Jennifer Pulbratek is used to the chaos of juggling two jobs, two kids and dozens of students at Cactus High School, but there is one thing last year's "Arts Educator of the Year" will not ever get used to.

"I am so tired of fighting for my job, I am so tired of it," said Pulbratek.

Pulbratek survived massive cuts at her former district when its override didn't pass in 2014. "One hundred forty-three teachers were cut and it was really devastating," she said.

Voters rejected Peoria Unified's bond initiatives in 2016 and 2018, but hope to pass a 15 percent override in November.

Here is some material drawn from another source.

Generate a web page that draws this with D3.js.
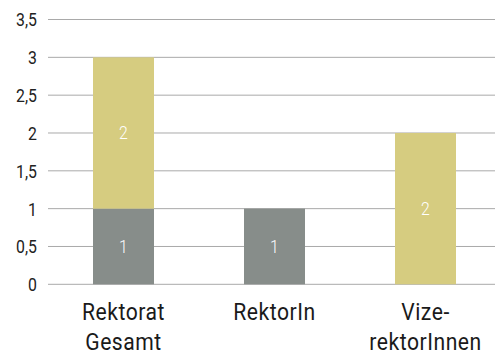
<!DOCTYPE html>
<html>
<head>
<meta charset="utf-8">
<script src="https://cdn.jsdelivr.net/npm/d3@7"></script>
<style>
  html, body { margin: 0; padding: 0; background: #fff; }
  svg text { font-family: Roboto, "Liberation Sans", sans-serif; }
</style>
</head>
<body>
<svg id="chart" width="495" height="355"></svg>
<script>
// Categories (multi-line labels) and stacked series
const categories = ["Rektorat Gesamt", "RektorIn", "Vize-rektorInnen"];
const categoryLines = [["Rektorat", "Gesamt"], ["RektorIn"], ["Vize-", "rektorInnen"]];
const seriesNames = ["unten", "oben"];
const seriesLower = [1, 1, 0];   // grey segment
const seriesUpper = [2, 0, 2];   // yellow segment
const yTicks = [0, 0.5, 1, 1.5, 2, 2.5, 3, 3.5];
const yTickLabels = ["0", "0,5", "1", "1,5", "2", "2,5", "3", "3,5"];
const colors = ["#878d8a", "#d6cc80"];

const svg = d3.select("#chart");
const plotLeft = 48, plotRight = 495, plotTop = 19.5, plotBottom = 284.3;
const narrow = 0.88; // horizontal squeeze for a condensed look

const x = d3.scaleBand()
  .domain(categories)
  .range([plotLeft, plotLeft + 453])
  .paddingInner(0.596)
  .paddingOuter(0.298);

const y = d3.scaleLinear().domain([0, 3.5]).range([plotBottom, plotTop]);

// Horizontal gridlines
svg.append("g")
  .selectAll("line")
  .data(yTicks)
  .join("line")
  .attr("x1", plotLeft).attr("x2", plotRight)
  .attr("y1", d => y(d)).attr("y2", d => y(d))
  .attr("stroke", "#a9a9a9")
  .attr("stroke-width", 1);

// Y axis labels
const yAxis = d3.axisLeft(y)
  .tickValues(yTicks)
  .tickFormat((d, i) => yTickLabels[i])
  .tickSize(0)
  .tickPadding(0);
const yg = svg.append("g").attr("transform", `translate(37,0)`).call(yAxis);
yg.select(".domain").remove();
yg.attr("font-family", null).attr("font-size", null);
yg.selectAll(".tick text")
  .attr("font-size", 18)
  .attr("fill", "#222")
  .attr("dy", "0.36em")
  .attr("x", 0)
  .attr("transform", `scale(${narrow},1)`);

// Stack the two series
const rows = categories.map((c, i) => ({ cat: c, unten: seriesLower[i], oben: seriesUpper[i] }));
const stacked = d3.stack().keys(seriesNames)(rows);

const layers = svg.append("g")
  .selectAll("g")
  .data(stacked)
  .join("g")
  .attr("fill", (d, i) => colors[i]);

layers.selectAll("rect")
  .data(d => d.filter(s => s[1] - s[0] > 0))
  .join("rect")
  .attr("x", d => x(d.data.cat))
  .attr("width", x.bandwidth())
  .attr("y", d => y(d[1]))
  .attr("height", d => y(d[0]) - y(d[1]));

// Value labels inside segments
layers.selectAll("text")
  .data(d => d.filter(s => s[1] - s[0] > 0))
  .join("text")
  .attr("transform", d => `translate(${x(d.data.cat) + x.bandwidth() / 2},${y((d[0] + d[1]) / 2)}) scale(${narrow},1)`)
  .attr("dy", "0.36em")
  .attr("text-anchor", "middle")
  .attr("font-size", 18)
  .attr("font-weight", 300)
  .attr("fill", "#fff")
  .text(d => d[1] - d[0]);

// Category labels
const xg = svg.append("g");
categories.forEach((c, i) => {
  const t = xg.append("text")
    .attr("transform", `translate(${x(c) + x.bandwidth() / 2},320) scale(${narrow},1)`)
    .attr("text-anchor", "middle")
    .attr("font-size", 24)
    .attr("letter-spacing", 0.6)
    .attr("fill", "#1a1a1a");
  categoryLines[i].forEach((line, j) => {
    t.append("tspan")
      .attr("x", 0)
      .attr("dy", j === 0 ? 0 : 30)
      .text(line);
  });
});
</script>
</body>
</html>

"A number of those programs the override funds, we would look to either reduce or have to eliminate," said Danielle Airey, chief communications officer for the Peoria Unified School District.

The district's 13 percent override has been in place for 23 years and pays for assistant principals, school nurses, physical education, full-day kindergarten and a host of extracurricular activities. The bump to 15 percent would generate an extra $5 million to help fund current and future safety initiatives.

"Some of that may be hiring counselors, providing safety-related training to our staff, looking to hire behavior specialists," said Airey.

If passed most residents would pay between $2 and $6 more per month in property taxes. Some against the override have taken their stance to social media.

A post on the LD21 AZ Republicans Facebook page says, in part, "The last time this passed it just squeaked by with a slim margin. But now over 15% of the parents of school age children now send their kids to charter schools, and the vast majority of these parents have gone from a yes to a no because of this. That along with the mail in election, and the tax increase are going to make it a hard battle. If they would have just asked for the former 1.51% of Assessed LPV instead of going up to 1.74 the yes side could have framed it as a renewal, and that it would stay the same, and in that case I think many more people would have voted yes....but they got greedy, they thought a special election would ensure them a victory, and they would have been right if it was not an all mail in election."

Still Pulbratek says she will keep hoping her community buys in.

"I would love for there to be a time when we're not depending on overrides and we get state funding that we need," said Pulbratek, "but that's not now."